Municipality’s water service provider, Thika Water and Sewerage Company (Thiwasco), has been struggling to meet the growing demand for the vital commodity.
Thiwasco managing director Moses Kinya says there is a demand of 75,000 cubic meters against the water company’s production capacity of 39,000. He attributed this to drastic population increase, revival of factories and opening of new ones in Kiambu’s main industrial hub.
Speaking during an annual stakeholders consultative meeting in the town, Kinya blamed the water challenge for delayed expansion of the company’s water production plant. “The last production expansion systems, were carried out in 1991 when the town’s population was relatively low. To be able to achieve the planned City status, there is need to increase the water production capacity,” said Kinya.
This, alongside dilapidated infrastructure that was established in the 1950’s, has been blamed for hurting water provision and as a result, consumers thrive on rationing.
However, Kinya talked of plans to inject 20,000 cubic meters of water per day to the busy town through the Sh24 billion Karimenu Dam 2 project.
Besides, the company is eying further access to safe water and sanitation once the Danish International Development Agency (Danida) Sustainable Infrastructure Finance (DSIF) Sh 11 billion project is completed.

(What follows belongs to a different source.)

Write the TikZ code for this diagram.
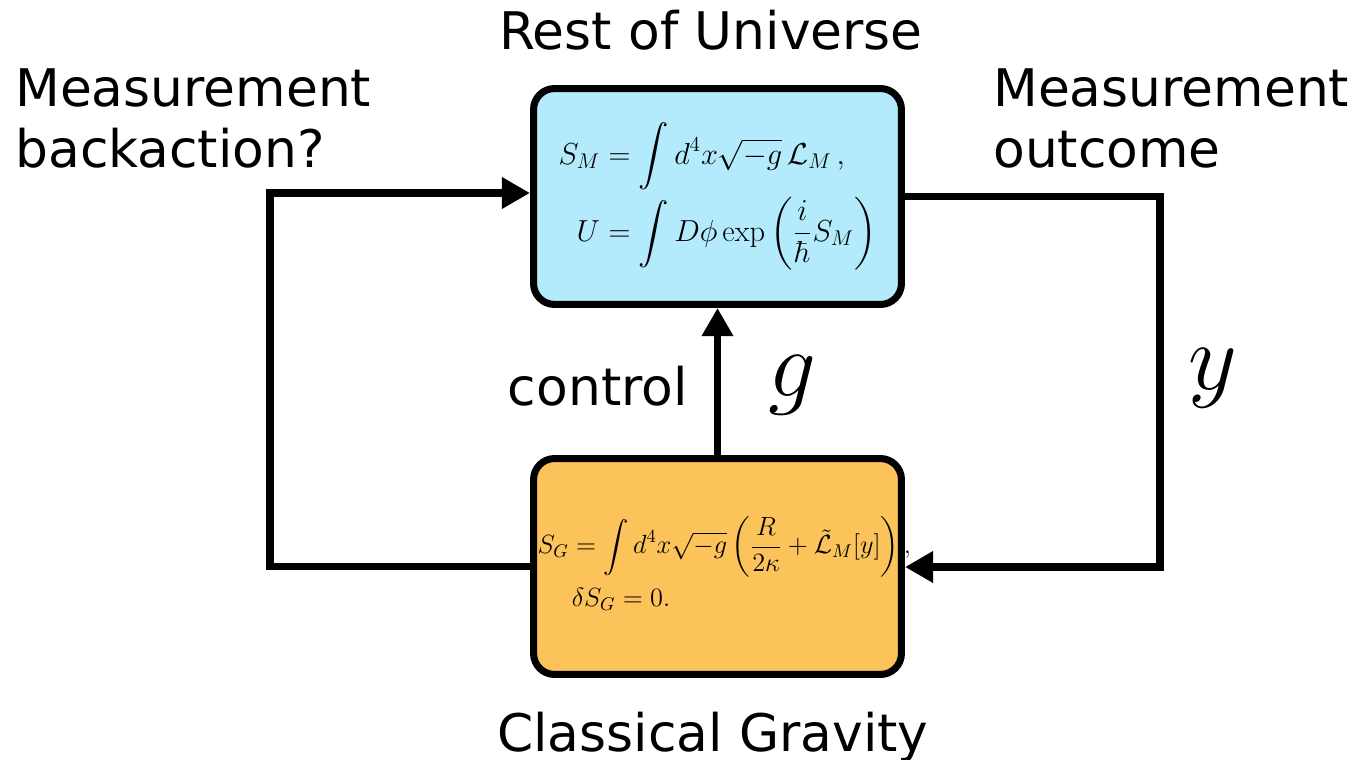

The project which is expected to make the town water-safe up to 2042 is estimated to provide an additional 36,000 cubic meters of water per day and the raw water will be transported to a 20,000 cubic-meter treatment plant via a linear pipeline and then distributed to area residents. “The old infrastructure has contributed to high maintenance costs with regular breakdowns that often result in stoppage of water supply. Coupled with this is the high cost of inputs including chemicals and pipes whose prices have gone through the roof due to inflation,” stated the MD.
Further, the MD noted that the company has been struggling to foot its electricity bills with 17 per cent of the firm’s total revenue generated being used to pay for power alone.